Summary of the zeta potential experiments.

3.2.1. Effect of concentration

Altering the rock surface charge from positive to negative, or from low negative to high negative, can result in a decrease in residual oil saturation and a shift in the rock wettability from oil-wet to water-wet [39]. Solutions of 1, 3, 5, and 7 wt% DTPA were used to investigate the effect of DTPA concentration on the rock surface charge. It was observed that as the concentration of DTPA chelating agent increased, the chelation force became stronger, resulting in the chelation of metal ions from both the fluid and the rock. This chelation process led to an increase in the thickness of the water film and the electrical double layer on the rock surface, causing the zeta potential, which reflects the surface charge, to become more negative. Consequently, the oil was more easily separated from the rock surface due to the enhanced repulsion between the negatively charged rock surface and the oil phase [58]. Fig. 7 illustrates the zeta potential measurements for sandstone at various concentrations of DTPA. Notably, all DTPA concentrations resulted in a negative zeta potential, and increasing DTPA concentration led to a more negative zeta potential and a shift towards more water-wetness in terms of wettability. This suggests that the higher DTPA concentration promoted a stronger repulsion of oil, facilitating the transition of rock wettability from oil-wet to water-wet, which can have significant implications in oil recovery processes.

Fig. 7.

Zeta potential for sandstone and different concentrations of DTPA chelating agent.

The zeta potential values were measured for sandstone samples treated with 1, 3, 5, and 7 wt% DTPA solutions and were found to be −2.31, −2.81, −13.06, and −13.6 mV, respectively. Notably, 1 and 3 wt% DTPA concentrations resulted in only slight changes in the zeta potential values of the sandstone, suggesting that the rock surface maintained a relatively neutral charge. However, as the DTPA concentration increased to 5 wt%, the solution exhibited enhanced reactivity with the present salts, leading to a significant decrease in the zeta potential. This suggests that DTPA molecules were able to effectively chelate the metal ions from both the rock surface and the solution, resulting in a greater negative charge on the rock surface.
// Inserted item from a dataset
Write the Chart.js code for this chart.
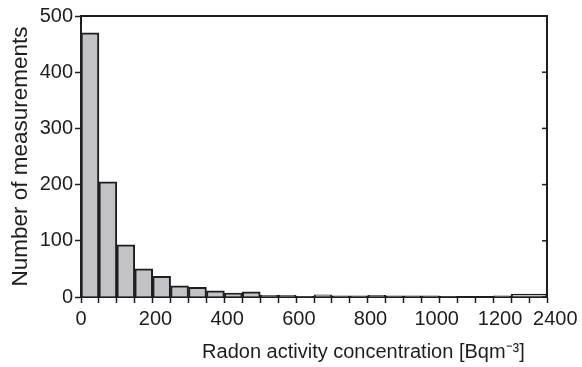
<!DOCTYPE html>
<html>
<head>
<meta charset="utf-8">
<style>
  html, body { margin: 0; padding: 0; background: #fff; }
  #wrap { width: 582px; height: 367px; }
</style>
<script src="https://cdn.jsdelivr.net/npm/chart.js@4/dist/chart.umd.min.js"></script>
</head>
<body>
<div id="wrap"><canvas id="histo" width="582" height="367"></canvas></div>
<script>
/* Radon histogram – bins of 50 Bq/m3 up to 1200, then one wide bin 1200–2400 */

const binStart = [0, 50, 100, 150, 200, 250, 300, 350, 400, 450, 500, 550,
                  600, 650, 700, 750, 800, 850, 900, 950, 1000, 1050, 1100, 1150, 1200];
const binEnd   = [50, 100, 150, 200, 250, 300, 350, 400, 450, 500, 550, 600,
                  650, 700, 750, 800, 850, 900, 950, 1000, 1050, 1100, 1150, 1200, 2400];
const counts   = [470, 205, 93, 50, 37, 20, 17, 11, 7, 9, 3, 3,
                  1, 4, 2, 2, 3, 2, 2, 2, 1, 0, 0, 2, 5];
// each bin takes one slot on the axis, the last one takes two
const binSlots = [1, 1, 1, 1, 1, 1, 1, 1, 1, 1, 1, 1,
                  1, 1, 1, 1, 1, 1, 1, 1, 1, 1, 1, 1, 2];
const tickValues = [0, 200, 400, 600, 800, 1000, 1200, 2400];
const yTicks     = [0, 100, 200, 300, 400, 500];

const INK  = "#1e1e1e";
const FILL = "#c3c3c7";
const FONT = "'Liberation Sans', Arial, Helvetica, sans-serif";

/* ── slot layout built from the bins ─────────────────────────── */
const points = [];       // {x, y, part}
const edgeLabel = {};    // slot index -> label for bin edges
let slot = 0;
binStart.forEach((s, i) => {
  edgeLabel[slot] = s;
  const n = binSlots[i];
  for (let k = 0; k < n; k++) {
    const part = n === 1 ? "single" : (k === 0 ? "first" : (k === n - 1 ? "last" : "mid"));
    points.push({ x: slot + k + 0.5, y: counts[i], part });
  }
  slot += n;
  edgeLabel[slot] = binEnd[i];
});
const totalSlots = slot;

function borderFor(part) {
  const w = 2;
  if (part === "first") return { top: w, left: w, right: 0, bottom: 0 };
  if (part === "last")  return { top: w, left: 0, right: w, bottom: 0 };
  if (part === "mid")   return { top: w, left: 0, right: 0, bottom: 0 };
  return { top: w, left: w, right: w, bottom: 0 };
}

// nudge crowded labels apart the way the original typesetting did
function tickText(v) {
  const val = edgeLabel[v];
  if (!tickValues.includes(val)) return "";
  const s = String(val);
  if (val === 2400) return "   " + s;
  if (val === 1200) return s + "    ";
  if (val === 1000) return s + " ";
  if (val === 0) return s;
  return " " + s;
}

/* ── frame + inward ticks on top/right ───────────────────────── */
const framePlugin = {
  id: "frame",
  afterDatasetsDraw(chart) {
    const { ctx, chartArea: a, scales } = chart;
    ctx.save();
    ctx.strokeStyle = INK;
    ctx.lineWidth = 2;
    ctx.beginPath();
    ctx.moveTo(a.left, a.top);
    ctx.lineTo(a.right, a.top);
    ctx.lineTo(a.right, a.bottom);
    ctx.stroke();
    ctx.lineWidth = 1.5;
    yTicks.forEach(v => {
      const py = scales.y.getPixelForValue(v);
      ctx.beginPath();
      ctx.moveTo(a.right, py);
      ctx.lineTo(a.right - 5, py);
      ctx.stroke();
    });
    ctx.restore();
  },
};

new Chart(document.getElementById("histo"), {
  type: "bar",
  data: {
    datasets: [{
      data: points,
      backgroundColor: FILL,
      borderColor: INK,
      borderWidth: ctx => borderFor(ctx.raw ? ctx.raw.part : "single"),
      borderSkipped: false,
      barPercentage: 1,
      categoryPercentage: 1,
    }],
  },
  options: {
    responsive: false,
    animation: false,
    layout: { padding: { top: 16, right: 35, left: 0, bottom: 0 } },
    plugins: { legend: { display: false }, tooltip: { enabled: false } },
    scales: {
      x: {
        type: "linear",
        min: 0,
        max: totalSlots,
        offset: false,
        afterFit: s => { s.height = 70; s.paddingRight = 0; },
        afterBuildTicks: s => {
          s.ticks = [];
          for (let i = 0; i <= totalSlots; i++) s.ticks.push({ value: i });
        },
        ticks: {
          autoSkip: false,
          maxRotation: 0,
          padding: 4,
          color: INK,
          font: { family: FONT, size: 20 },
          callback: tickText,
        },
        grid: { offset: false, drawOnChartArea: false, drawTicks: true, tickLength: 6, tickWidth: 1.5, tickColor: INK },
        border: { display: true, color: INK, width: 2 },
        title: {
          display: true,
          align: "end",
          text: "Radon activity concentration [Bqm\u207B\u00B3]    ",
          color: INK,
          font: { family: FONT, size: 20 },
          padding: { top: 0, bottom: 3 },
        },
      },
      y: {
        min: 0,
        max: 500,
        afterFit: s => { s.width = 81; },
        afterBuildTicks: s => { s.ticks = yTicks.map(v => ({ value: v })); },
        ticks: {
          padding: 2,
          color: INK,
          font: { family: FONT, size: 20 },
        },
        grid: { drawOnChartArea: false, drawTicks: true, tickLength: 6, tickWidth: 1.5, tickColor: INK },
        border: { display: true, color: INK, width: 2 },
        title: {
          display: true,
          text: "Number of measurements",
          color: INK,
          font: { family: FONT, size: 22.5 },
          padding: { top: 7, bottom: 0 },
        },
      },
    },
  },
  plugins: [framePlugin],
});
</script>
</body>
</html>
Interestingly, further increasing the DTPA concentration from 5 to 7 wt% did not cause a noticeable change in the zeta potential. This can be attributed to the fact that, at 5 wt% the surface was already saturated with DTPA molecules, leaving no available sites for further interaction with metal ions. Consequently, the chelation force remained constant, resulting in minimal changes in zeta potential at higher concentrations. Therefore, 5 wt% DTPA solution is sufficient to chelate metal ions from both rock and solution, and increasing DTPA concentration beyond this point does not contribute to further increase in the negative charge of the rock. Hence, 5 wt% DTPA solution was determined as the optimal concentration in this study.

The presence of active ions in SW can have a significant impact on the chelation force and zeta potential and reduces the negative values of zeta potential. For instance, as illustrated in Fig. 7, when 5 wt% DTPA solution was prepared using SW, the zeta potential measured −13.06 mV. In contrast, substituting SW with LSW resulted in an increased negative zeta potential value of −17.22 mV. This observation indicates that the presence of active ions in SW diminishes the chelation force of DTPA. Conversely, the lower concentration of various ions in LSW does not affect the chelation force of DTPA when it is prepared in LSW. It should be noted that there may be additional costs associated with the use of LSW compared to SW in EOR operations. LSW may require additional treatment or transportation costs to reduce its salinity to an optimal level for EOR operations. Therefore, economic considerations should be taken into account when selecting the appropriate water type for EOR operations [30].

3.2.2. Effect of salinity

Due to its high concentration of multivalent cations, SW tends to reduce the negative value of zeta potential and can even shift the surface charge to become neutral or positive. This phenomenon arises from the ability of multivalent cations to compress the electrical double layer, resulting in more positive surface charge values. Trivalent cations, such as Al³⁺, exert a greater influence on the surface charge of rocks compared to divalent cations. For instance, Al³⁺ can compress the electrical double layer more effectively than Ca²⁺ leading to a more positive charge on the kaolinite surface [59]. In clay sandstone reservoirs, using high salinity water is not recommended for enhancing oil recovery. This is because high salinity and high concentrations of divalent cations can cause precipitation and reduce the thickness of the electrical double layer. Chen et al. (2014) reported that salinity is a factor affecting the zeta potential. With increasing solution salinity, the zeta potential tends to become more positive [60]. According to Ramez et al. (2011), increasing the salinity of the solution can decrease the negative value of zeta potential, resulting in lower oil recovery. Conversely, lowering the salinity of solution can increase the negative value of zeta potential and lead to higher oil recovery [61].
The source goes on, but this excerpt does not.